Thursday, December 9, 2010

Suggested Blog Reading: Teaching Learners with Multiple Special Needs

I was recently contacted by DDuck and they suggested I check out the Typ-O TTS Word Prediction Text App. I have done so and find it very encouraging but I will need feedback from my readers before I could say that I have comprehensively reviewed it.

Will you help? Send me your feedback on this app and tell me what you like and don't like.

In the meantime here is an extract from DDuck's blog, and vey interesting it is too:

I am trying out a new iPad App called Typ-o HD It is a word prediction App for those with dyslexia As a dyslexic I have found spelling on the iDevices to be the most frustrating thing I can think of. The automatic word replacement nearly always does not use the word I meant. It is crazy making to have a text you worked hard on read like a Mad Lib.

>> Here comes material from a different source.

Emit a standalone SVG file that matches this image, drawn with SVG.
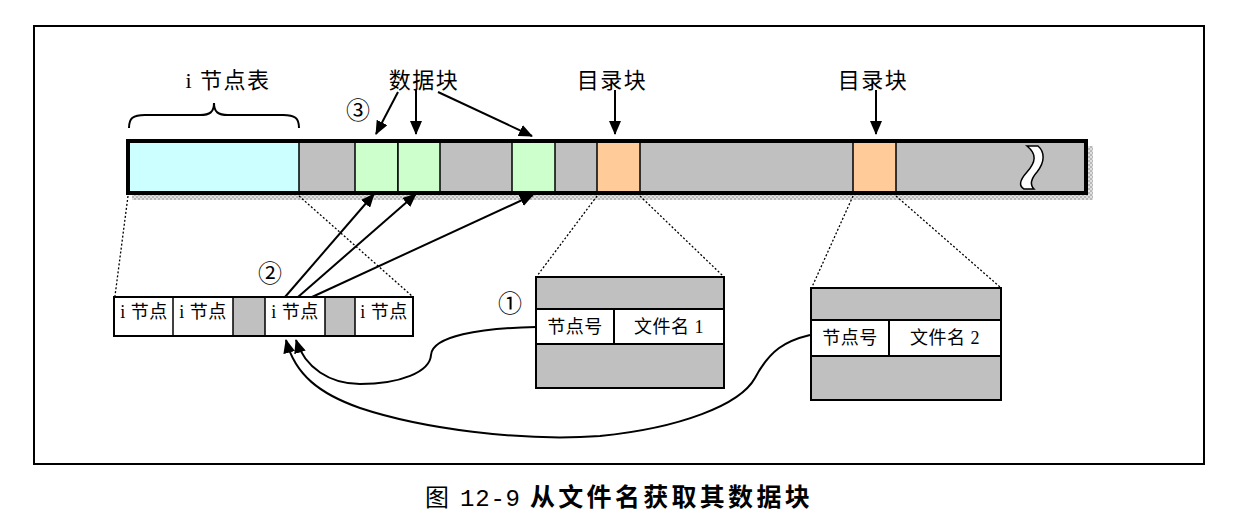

Additionally I often times touch a misspelled word only to have the pop up show that there is no word that is close enough to what I spelled for it to make suggestions.

The best spelling correction program I have ever used is that which is built into the web browser Firefox. It works for me because it underlines misspelled words and then gives me a list of possible words when I right click on the underlined word; infrequently I have spelled something so incorrectly that this method doesn't work for me, but then I can usually get pretty close to what I meant with a few attempts at sounding out the word (phonetic encoding).

I have used word prediction programs in the past, usually Write:Outloud by Don Johnston, but I often times do not find word prediction to be that useful. Luckily I can usually pick the word I want from a list of potential words. So I am capable of using word prediction. Typeo is nice because you can click the "play" icon next to any word and hear it said to be able to find out if it is the word you meant Thus far typeo seems to be working OK for me except it is hard to get used to looking at the word prediction for words I might misspell.